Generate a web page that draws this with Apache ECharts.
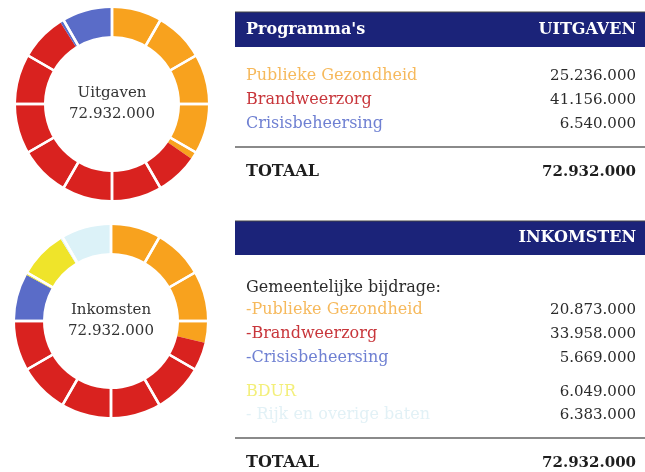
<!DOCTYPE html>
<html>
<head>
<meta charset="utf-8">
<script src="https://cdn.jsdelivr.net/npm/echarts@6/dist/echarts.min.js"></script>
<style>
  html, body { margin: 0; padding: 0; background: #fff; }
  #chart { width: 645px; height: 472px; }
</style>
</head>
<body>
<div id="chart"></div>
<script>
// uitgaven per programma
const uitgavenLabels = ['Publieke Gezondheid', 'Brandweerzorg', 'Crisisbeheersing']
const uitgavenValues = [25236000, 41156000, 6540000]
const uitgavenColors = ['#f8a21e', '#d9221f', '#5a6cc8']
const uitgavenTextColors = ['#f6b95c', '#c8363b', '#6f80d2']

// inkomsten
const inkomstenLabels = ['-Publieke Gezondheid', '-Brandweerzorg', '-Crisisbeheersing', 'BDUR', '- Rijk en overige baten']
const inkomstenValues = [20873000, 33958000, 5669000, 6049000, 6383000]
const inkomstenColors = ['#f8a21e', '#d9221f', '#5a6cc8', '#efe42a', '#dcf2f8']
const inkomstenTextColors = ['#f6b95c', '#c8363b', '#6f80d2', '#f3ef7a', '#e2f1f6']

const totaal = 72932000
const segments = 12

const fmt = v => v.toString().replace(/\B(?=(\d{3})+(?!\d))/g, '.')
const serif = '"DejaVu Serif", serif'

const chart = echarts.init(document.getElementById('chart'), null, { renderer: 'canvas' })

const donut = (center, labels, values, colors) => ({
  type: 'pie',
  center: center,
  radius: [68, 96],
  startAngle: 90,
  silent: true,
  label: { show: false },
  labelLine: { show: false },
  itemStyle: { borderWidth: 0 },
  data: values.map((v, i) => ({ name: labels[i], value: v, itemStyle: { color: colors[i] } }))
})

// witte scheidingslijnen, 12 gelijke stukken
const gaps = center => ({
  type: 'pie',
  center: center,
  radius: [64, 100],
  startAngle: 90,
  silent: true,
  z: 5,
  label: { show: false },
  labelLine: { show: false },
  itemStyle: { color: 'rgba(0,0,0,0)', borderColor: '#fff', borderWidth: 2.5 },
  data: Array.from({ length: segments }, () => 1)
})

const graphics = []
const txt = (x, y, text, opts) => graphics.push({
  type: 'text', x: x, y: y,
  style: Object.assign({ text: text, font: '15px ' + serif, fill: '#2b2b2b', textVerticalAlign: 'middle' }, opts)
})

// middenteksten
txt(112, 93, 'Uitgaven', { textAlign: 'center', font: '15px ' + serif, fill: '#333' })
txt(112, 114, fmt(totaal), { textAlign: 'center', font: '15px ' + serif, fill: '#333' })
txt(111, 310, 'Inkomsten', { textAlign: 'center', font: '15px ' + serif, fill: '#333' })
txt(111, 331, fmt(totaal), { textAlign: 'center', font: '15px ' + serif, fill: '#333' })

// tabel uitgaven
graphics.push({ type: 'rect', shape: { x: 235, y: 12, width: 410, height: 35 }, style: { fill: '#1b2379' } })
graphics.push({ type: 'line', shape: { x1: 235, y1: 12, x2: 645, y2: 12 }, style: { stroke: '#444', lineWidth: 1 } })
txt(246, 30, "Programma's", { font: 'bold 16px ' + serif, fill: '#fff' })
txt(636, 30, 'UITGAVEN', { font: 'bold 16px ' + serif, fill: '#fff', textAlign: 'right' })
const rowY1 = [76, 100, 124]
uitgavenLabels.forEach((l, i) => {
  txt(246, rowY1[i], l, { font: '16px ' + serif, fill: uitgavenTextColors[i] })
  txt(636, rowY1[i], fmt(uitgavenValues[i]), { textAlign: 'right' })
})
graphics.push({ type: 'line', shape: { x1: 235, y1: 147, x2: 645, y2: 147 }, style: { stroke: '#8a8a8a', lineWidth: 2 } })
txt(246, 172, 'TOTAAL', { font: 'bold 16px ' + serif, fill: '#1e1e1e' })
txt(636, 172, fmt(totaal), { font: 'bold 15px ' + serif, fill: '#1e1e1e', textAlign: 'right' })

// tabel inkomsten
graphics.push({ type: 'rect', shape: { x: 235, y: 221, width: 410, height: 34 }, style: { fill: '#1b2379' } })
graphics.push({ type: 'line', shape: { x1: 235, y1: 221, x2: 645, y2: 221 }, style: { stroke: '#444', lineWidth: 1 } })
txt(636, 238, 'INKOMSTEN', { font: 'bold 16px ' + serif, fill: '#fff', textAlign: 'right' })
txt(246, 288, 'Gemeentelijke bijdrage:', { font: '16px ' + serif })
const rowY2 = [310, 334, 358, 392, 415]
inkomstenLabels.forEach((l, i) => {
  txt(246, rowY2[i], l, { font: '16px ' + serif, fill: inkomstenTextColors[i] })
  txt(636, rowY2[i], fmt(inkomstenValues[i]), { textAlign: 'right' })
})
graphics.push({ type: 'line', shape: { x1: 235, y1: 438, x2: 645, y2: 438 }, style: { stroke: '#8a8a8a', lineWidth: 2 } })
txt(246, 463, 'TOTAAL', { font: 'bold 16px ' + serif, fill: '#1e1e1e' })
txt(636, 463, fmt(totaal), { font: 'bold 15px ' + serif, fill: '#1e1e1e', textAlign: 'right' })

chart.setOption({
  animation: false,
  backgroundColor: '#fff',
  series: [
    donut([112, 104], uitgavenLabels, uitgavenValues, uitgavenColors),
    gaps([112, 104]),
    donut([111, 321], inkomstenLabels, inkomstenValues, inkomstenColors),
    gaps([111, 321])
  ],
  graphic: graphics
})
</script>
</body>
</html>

YOUR INSTRUCTIONS: Go through the listing above and write it out again exactly, dropping the pictures.

OUTPUT:
Generate a web page that draws this with Apache ECharts.
<!DOCTYPE html>
<html>
<head>
<meta charset="utf-8">
<script src="https://cdn.jsdelivr.net/npm/echarts@6/dist/echarts.min.js"></script>
<style>
  html, body { margin: 0; padding: 0; background: #fff; }
  #chart { width: 645px; height: 472px; }
</style>
</head>
<body>
<div id="chart"></div>
<script>
// uitgaven per programma
const uitgavenLabels = ['Publieke Gezondheid', 'Brandweerzorg', 'Crisisbeheersing']
const uitgavenValues = [25236000, 41156000, 6540000]
const uitgavenColors = ['#f8a21e', '#d9221f', '#5a6cc8']
const uitgavenTextColors = ['#f6b95c', '#c8363b', '#6f80d2']

// inkomsten
const inkomstenLabels = ['-Publieke Gezondheid', '-Brandweerzorg', '-Crisisbeheersing', 'BDUR', '- Rijk en overige baten']
const inkomstenValues = [20873000, 33958000, 5669000, 6049000, 6383000]
const inkomstenColors = ['#f8a21e', '#d9221f', '#5a6cc8', '#efe42a', '#dcf2f8']
const inkomstenTextColors = ['#f6b95c', '#c8363b', '#6f80d2', '#f3ef7a', '#e2f1f6']

const totaal = 72932000
const segments = 12

const fmt = v => v.toString().replace(/\B(?=(\d{3})+(?!\d))/g, '.')
const serif = '"DejaVu Serif", serif'

const chart = echarts.init(document.getElementById('chart'), null, { renderer: 'canvas' })

const donut = (center, labels, values, colors) => ({
  type: 'pie',
  center: center,
  radius: [68, 96],
  startAngle: 90,
  silent: true,
  label: { show: false },
  labelLine: { show: false },
  itemStyle: { borderWidth: 0 },
  data: values.map((v, i) => ({ name: labels[i], value: v, itemStyle: { color: colors[i] } }))
})

// witte scheidingslijnen, 12 gelijke stukken
const gaps = center => ({
  type: 'pie',
  center: center,
  radius: [64, 100],
  startAngle: 90,
  silent: true,
  z: 5,
  label: { show: false },
  labelLine: { show: false },
  itemStyle: { color: 'rgba(0,0,0,0)', borderColor: '#fff', borderWidth: 2.5 },
  data: Array.from({ length: segments }, () => 1)
})

const graphics = []
const txt = (x, y, text, opts) => graphics.push({
  type: 'text', x: x, y: y,
  style: Object.assign({ text: text, font: '15px ' + serif, fill: '#2b2b2b', textVerticalAlign: 'middle' }, opts)
})

// middenteksten
txt(112, 93, 'Uitgaven', { textAlign: 'center', font: '15px ' + serif, fill: '#333' })
txt(112, 114, fmt(totaal), { textAlign: 'center', font: '15px ' + serif, fill: '#333' })
txt(111, 310, 'Inkomsten', { textAlign: 'center', font: '15px ' + serif, fill: '#333' })
txt(111, 331, fmt(totaal), { textAlign: 'center', font: '15px ' + serif, fill: '#333' })

// tabel uitgaven
graphics.push({ type: 'rect', shape: { x: 235, y: 12, width: 410, height: 35 }, style: { fill: '#1b2379' } })
graphics.push({ type: 'line', shape: { x1: 235, y1: 12, x2: 645, y2: 12 }, style: { stroke: '#444', lineWidth: 1 } })
txt(246, 30, "Programma's", { font: 'bold 16px ' + serif, fill: '#fff' })
txt(636, 30, 'UITGAVEN', { font: 'bold 16px ' + serif, fill: '#fff', textAlign: 'right' })
const rowY1 = [76, 100, 124]
uitgavenLabels.forEach((l, i) => {
  txt(246, rowY1[i], l, { font: '16px ' + serif, fill: uitgavenTextColors[i] })
  txt(636, rowY1[i], fmt(uitgavenValues[i]), { textAlign: 'right' })
})
graphics.push({ type: 'line', shape: { x1: 235, y1: 147, x2: 645, y2: 147 }, style: { stroke: '#8a8a8a', lineWidth: 2 } })
txt(246, 172, 'TOTAAL', { font: 'bold 16px ' + serif, fill: '#1e1e1e' })
txt(636, 172, fmt(totaal), { font: 'bold 15px ' + serif, fill: '#1e1e1e', textAlign: 'right' })

// tabel inkomsten
graphics.push({ type: 'rect', shape: { x: 235, y: 221, width: 410, height: 34 }, style: { fill: '#1b2379' } })
graphics.push({ type: 'line', shape: { x1: 235, y1: 221, x2: 645, y2: 221 }, style: { stroke: '#444', lineWidth: 1 } })
txt(636, 238, 'INKOMSTEN', { font: 'bold 16px ' + serif, fill: '#fff', textAlign: 'right' })
txt(246, 288, 'Gemeentelijke bijdrage:', { font: '16px ' + serif })
const rowY2 = [310, 334, 358, 392, 415]
inkomstenLabels.forEach((l, i) => {
  txt(246, rowY2[i], l, { font: '16px ' + serif, fill: inkomstenTextColors[i] })
  txt(636, rowY2[i], fmt(inkomstenValues[i]), { textAlign: 'right' })
})
graphics.push({ type: 'line', shape: { x1: 235, y1: 438, x2: 645, y2: 438 }, style: { stroke: '#8a8a8a', lineWidth: 2 } })
txt(246, 463, 'TOTAAL', { font: 'bold 16px ' + serif, fill: '#1e1e1e' })
txt(636, 463, fmt(totaal), { font: 'bold 15px ' + serif, fill: '#1e1e1e', textAlign: 'right' })

chart.setOption({
  animation: false,
  backgroundColor: '#fff',
  series: [
    donut([112, 104], uitgavenLabels, uitgavenValues, uitgavenColors),
    gaps([112, 104]),
    donut([111, 321], inkomstenLabels, inkomstenValues, inkomstenColors),
    gaps([111, 321])
  ],
  graphic: graphics
})
</script>
</body>
</html>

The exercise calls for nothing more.